━━━━━ SOURCE EXCERPT
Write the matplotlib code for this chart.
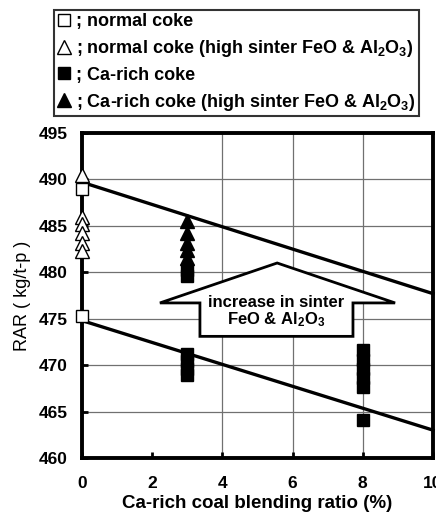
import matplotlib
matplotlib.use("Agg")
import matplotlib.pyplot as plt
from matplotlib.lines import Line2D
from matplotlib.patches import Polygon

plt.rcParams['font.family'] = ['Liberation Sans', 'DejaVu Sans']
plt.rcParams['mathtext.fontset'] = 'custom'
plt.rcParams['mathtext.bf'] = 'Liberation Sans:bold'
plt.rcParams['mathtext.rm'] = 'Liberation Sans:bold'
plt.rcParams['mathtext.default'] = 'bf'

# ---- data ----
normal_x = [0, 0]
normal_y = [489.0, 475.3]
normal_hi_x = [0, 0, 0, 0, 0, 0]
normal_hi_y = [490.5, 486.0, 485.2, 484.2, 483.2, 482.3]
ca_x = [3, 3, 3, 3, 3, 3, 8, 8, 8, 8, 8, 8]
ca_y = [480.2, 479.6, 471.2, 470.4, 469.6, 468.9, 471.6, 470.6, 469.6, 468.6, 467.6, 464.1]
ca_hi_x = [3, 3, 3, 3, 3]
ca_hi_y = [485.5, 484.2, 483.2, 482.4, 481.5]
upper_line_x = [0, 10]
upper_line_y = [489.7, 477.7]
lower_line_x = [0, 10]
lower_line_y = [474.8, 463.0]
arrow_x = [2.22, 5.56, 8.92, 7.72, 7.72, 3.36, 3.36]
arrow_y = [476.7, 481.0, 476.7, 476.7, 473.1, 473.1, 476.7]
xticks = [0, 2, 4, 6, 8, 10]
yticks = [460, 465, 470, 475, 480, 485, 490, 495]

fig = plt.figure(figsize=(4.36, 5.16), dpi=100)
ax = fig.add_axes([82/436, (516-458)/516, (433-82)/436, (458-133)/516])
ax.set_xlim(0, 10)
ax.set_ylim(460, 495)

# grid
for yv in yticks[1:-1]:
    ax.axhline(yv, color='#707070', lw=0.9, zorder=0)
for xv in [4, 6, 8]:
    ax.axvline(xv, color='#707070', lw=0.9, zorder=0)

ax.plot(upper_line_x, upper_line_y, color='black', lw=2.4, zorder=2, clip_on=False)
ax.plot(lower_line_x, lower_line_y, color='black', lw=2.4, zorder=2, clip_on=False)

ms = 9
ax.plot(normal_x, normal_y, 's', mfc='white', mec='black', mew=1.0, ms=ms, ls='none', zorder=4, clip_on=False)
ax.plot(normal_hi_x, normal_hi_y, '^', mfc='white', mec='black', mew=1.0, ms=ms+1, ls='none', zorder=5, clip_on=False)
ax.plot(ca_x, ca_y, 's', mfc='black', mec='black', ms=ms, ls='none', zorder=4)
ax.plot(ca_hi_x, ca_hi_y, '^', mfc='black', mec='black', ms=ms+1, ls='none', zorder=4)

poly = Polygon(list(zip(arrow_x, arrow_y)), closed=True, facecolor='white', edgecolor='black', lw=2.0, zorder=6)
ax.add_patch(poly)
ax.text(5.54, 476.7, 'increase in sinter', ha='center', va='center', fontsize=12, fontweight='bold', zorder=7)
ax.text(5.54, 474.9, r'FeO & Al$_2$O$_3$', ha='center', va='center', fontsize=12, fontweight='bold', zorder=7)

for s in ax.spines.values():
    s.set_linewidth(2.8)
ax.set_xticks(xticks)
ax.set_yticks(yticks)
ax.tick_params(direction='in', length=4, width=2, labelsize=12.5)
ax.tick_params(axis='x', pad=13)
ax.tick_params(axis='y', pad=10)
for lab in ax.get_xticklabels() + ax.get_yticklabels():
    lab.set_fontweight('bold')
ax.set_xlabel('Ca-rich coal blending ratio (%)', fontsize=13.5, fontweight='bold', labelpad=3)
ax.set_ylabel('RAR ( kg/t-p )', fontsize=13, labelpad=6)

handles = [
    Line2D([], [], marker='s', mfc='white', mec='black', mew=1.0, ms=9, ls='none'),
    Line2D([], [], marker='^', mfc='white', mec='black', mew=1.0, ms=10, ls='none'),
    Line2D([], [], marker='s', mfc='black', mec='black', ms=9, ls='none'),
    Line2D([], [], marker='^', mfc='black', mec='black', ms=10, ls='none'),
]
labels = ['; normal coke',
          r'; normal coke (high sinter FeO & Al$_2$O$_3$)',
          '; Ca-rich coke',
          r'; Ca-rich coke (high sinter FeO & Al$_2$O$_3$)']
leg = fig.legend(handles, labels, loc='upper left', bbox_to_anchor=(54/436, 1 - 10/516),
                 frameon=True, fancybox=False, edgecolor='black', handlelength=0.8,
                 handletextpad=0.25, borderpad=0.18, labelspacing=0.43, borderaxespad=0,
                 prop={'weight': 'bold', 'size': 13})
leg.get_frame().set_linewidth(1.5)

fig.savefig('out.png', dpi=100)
━━━━━━━━━━
[PROBLEM STATEMENT]
Each line of the data is to be duplicated exactly; pictures stay out of the copy.

[CORRECT ANSWER]
Write the matplotlib code for this chart.
import matplotlib
matplotlib.use("Agg")
import matplotlib.pyplot as plt
from matplotlib.lines import Line2D
from matplotlib.patches import Polygon

plt.rcParams['font.family'] = ['Liberation Sans', 'DejaVu Sans']
plt.rcParams['mathtext.fontset'] = 'custom'
plt.rcParams['mathtext.bf'] = 'Liberation Sans:bold'
plt.rcParams['mathtext.rm'] = 'Liberation Sans:bold'
plt.rcParams['mathtext.default'] = 'bf'

# ---- data ----
normal_x = [0, 0]
normal_y = [489.0, 475.3]
normal_hi_x = [0, 0, 0, 0, 0, 0]
normal_hi_y = [490.5, 486.0, 485.2, 484.2, 483.2, 482.3]
ca_x = [3, 3, 3, 3, 3, 3, 8, 8, 8, 8, 8, 8]
ca_y = [480.2, 479.6, 471.2, 470.4, 469.6, 468.9, 471.6, 470.6, 469.6, 468.6, 467.6, 464.1]
ca_hi_x = [3, 3, 3, 3, 3]
ca_hi_y = [485.5, 484.2, 483.2, 482.4, 481.5]
upper_line_x = [0, 10]
upper_line_y = [489.7, 477.7]
lower_line_x = [0, 10]
lower_line_y = [474.8, 463.0]
arrow_x = [2.22, 5.56, 8.92, 7.72, 7.72, 3.36, 3.36]
arrow_y = [476.7, 481.0, 476.7, 476.7, 473.1, 473.1, 476.7]
xticks = [0, 2, 4, 6, 8, 10]
yticks = [460, 465, 470, 475, 480, 485, 490, 495]

fig = plt.figure(figsize=(4.36, 5.16), dpi=100)
ax = fig.add_axes([82/436, (516-458)/516, (433-82)/436, (458-133)/516])
ax.set_xlim(0, 10)
ax.set_ylim(460, 495)

# grid
for yv in yticks[1:-1]:
    ax.axhline(yv, color='#707070', lw=0.9, zorder=0)
for xv in [4, 6, 8]:
    ax.axvline(xv, color='#707070', lw=0.9, zorder=0)

ax.plot(upper_line_x, upper_line_y, color='black', lw=2.4, zorder=2, clip_on=False)
ax.plot(lower_line_x, lower_line_y, color='black', lw=2.4, zorder=2, clip_on=False)

ms = 9
ax.plot(normal_x, normal_y, 's', mfc='white', mec='black', mew=1.0, ms=ms, ls='none', zorder=4, clip_on=False)
ax.plot(normal_hi_x, normal_hi_y, '^', mfc='white', mec='black', mew=1.0, ms=ms+1, ls='none', zorder=5, clip_on=False)
ax.plot(ca_x, ca_y, 's', mfc='black', mec='black', ms=ms, ls='none', zorder=4)
ax.plot(ca_hi_x, ca_hi_y, '^', mfc='black', mec='black', ms=ms+1, ls='none', zorder=4)

poly = Polygon(list(zip(arrow_x, arrow_y)), closed=True, facecolor='white', edgecolor='black', lw=2.0, zorder=6)
ax.add_patch(poly)
ax.text(5.54, 476.7, 'increase in sinter', ha='center', va='center', fontsize=12, fontweight='bold', zorder=7)
ax.text(5.54, 474.9, r'FeO & Al$_2$O$_3$', ha='center', va='center', fontsize=12, fontweight='bold', zorder=7)

for s in ax.spines.values():
    s.set_linewidth(2.8)
ax.set_xticks(xticks)
ax.set_yticks(yticks)
ax.tick_params(direction='in', length=4, width=2, labelsize=12.5)
ax.tick_params(axis='x', pad=13)
ax.tick_params(axis='y', pad=10)
for lab in ax.get_xticklabels() + ax.get_yticklabels():
    lab.set_fontweight('bold')
ax.set_xlabel('Ca-rich coal blending ratio (%)', fontsize=13.5, fontweight='bold', labelpad=3)
ax.set_ylabel('RAR ( kg/t-p )', fontsize=13, labelpad=6)

handles = [
    Line2D([], [], marker='s', mfc='white', mec='black', mew=1.0, ms=9, ls='none'),
    Line2D([], [], marker='^', mfc='white', mec='black', mew=1.0, ms=10, ls='none'),
    Line2D([], [], marker='s', mfc='black', mec='black', ms=9, ls='none'),
    Line2D([], [], marker='^', mfc='black', mec='black', ms=10, ls='none'),
]
labels = ['; normal coke',
          r'; normal coke (high sinter FeO & Al$_2$O$_3$)',
          '; Ca-rich coke',
          r'; Ca-rich coke (high sinter FeO & Al$_2$O$_3$)']
leg = fig.legend(handles, labels, loc='upper left', bbox_to_anchor=(54/436, 1 - 10/516),
                 frameon=True, fancybox=False, edgecolor='black', handlelength=0.8,
                 handletextpad=0.25, borderpad=0.18, labelspacing=0.43, borderaxespad=0,
                 prop={'weight': 'bold', 'size': 13})
leg.get_frame().set_linewidth(1.5)

fig.savefig('out.png', dpi=100)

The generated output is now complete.